Les « crimes contre l’enfance » en 1934

L’amour des parents pour leurs enfants est, bien souvent, sans limite. Ces petits morceaux d’eux-mêmes deviennent, dès leurs naissance, le centre de leurs vies, ceux pour qui ils souhaitent le meilleur. Cette affirmation, certes peu objective, n’en demeure pas moins une réalité vécue par la majorité des parents. Dès lors, toute forme de violence infligée aux enfants paraît inconcevable. Eugène Le Breton, éditorialiste récurrent de L’Ouest-Eclair, déclare à ce propos, en 1934, qu’une « telle inversion du sentiment est quelque chose de monstrueux »1. Le journaliste dont l’engagement pour la cause des femmes et de la jeunesse est bien connu des lecteurs du quotidien breton, profite cette fois de la tribune qui lui est offerte dans le journal rennais pour sensibiliser les Bretons sur les « crimes contre l’enfance ».

Carte postale. Collection particulière.

C’est un fait divers qui inspire cette chronique à Eugène Le Breton. Le 5 novembre 1934, « la petite Simone, 11 ans, corrigée par sa mère, est relevée le nez cassé, le genou ouvert, la moitié des cheveux arrachées ». L’affaire scandalise l’opinion tant la brutalité exercée par « la bourrelle » abîme le corps de l’inoffensive fillette. Tout aussi effroyable, les médecins découvrent à l’hôpital que la jeune fille n’a jamais vu de poupée et qu’elle n’a, probablement, jamais connu l’amour maternel. Eugène Le Breton regrette que ce type « [d’]exploits navrants remplissent la chronique des journaux » durant l’entre-deux-guerres. Il prend notamment pour exemple cette « marâtre qui trempait un enfant de trois ans, Raymond Nys, dans une bassine d’eau glacé, puis le plaçait, pour le sécher, sur un radiateur brûlant ». L’issue est cette fois tragique puisque, « quelques heures plus tard », le jeune garçon est retrouvé mort.

Selon l’éditorialiste, « le crime contre l’enfant est le plus inexcusable de tous les crimes ». Partant de ce constat, il estime qu’il faudrait « une juridiction répressive » à l’encontre des parents. N’ayant pas le pouvoir de changer les lois, Eugène Le Breton se sert donc de sa plume peut sensibiliser les lecteurs à cette infâme violence. Son éditorial prend alors une tournure pédagogique. Il rappelle ainsi que dans « tout enfant, il y a un câlin, un assoiffé de caresses » et que le priver de ces moments est préjudiciable pour la société.
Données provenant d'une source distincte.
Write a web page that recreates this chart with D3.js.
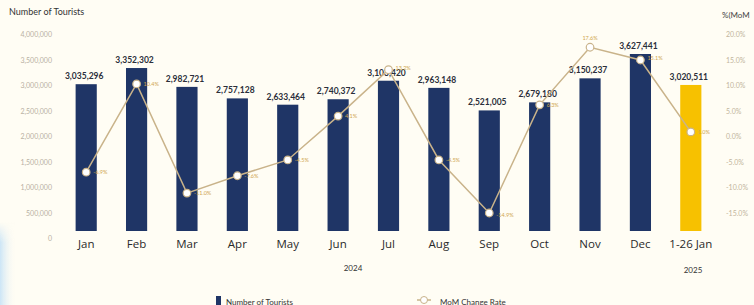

L’éditorialiste se demande d’ailleurs si la violence infligée aux enfants n’est pas à l’origine de « l’augmentation » de la « criminalité juvénile ». S’appuyant alors sur des auteurs tels Montaigne et Freud, Eugène Le Breton affirme « qu’un souvenir, qu’une impression d’enfance orientent une destinée ». L’équilibre de l’adulte serait en réalité en adéquation avec l’amour qu’il a reçu lorsqu’il était enfant. En conséquence, réduire la violence contre les enfants permettrait certainement de réduire la violence des adultes.

Carte postale. Collection particulière.

Fort de cette conviction, il en profite pour condamner le fonctionnement des « maisons dîtes de correction » dont la plus connue en Bretagne est certainement celle de Belle-Ile-en Mer. D’après le journaliste, ces « bagnes » ne pensent qu’à redresser par la « torture » des enfants qui, pour la plupart, ont certainement subi des violences familiales. Il serait donc plus judicieux, selon lui, de les placer dans des familles d’accueil où il recevrait l’amour maternel qu’ils recherchent tant. Bref, autant d’arguments qui interrogent la brutalité d’une société sortie meurtrie de la Grande Guerre.

Yves-Marie EVANNO

 

 

1 Le Breton, Eugène, « Les crimes contre l’enfance », L’Ouest-Eclair, 7 décembre 1934, p. 1.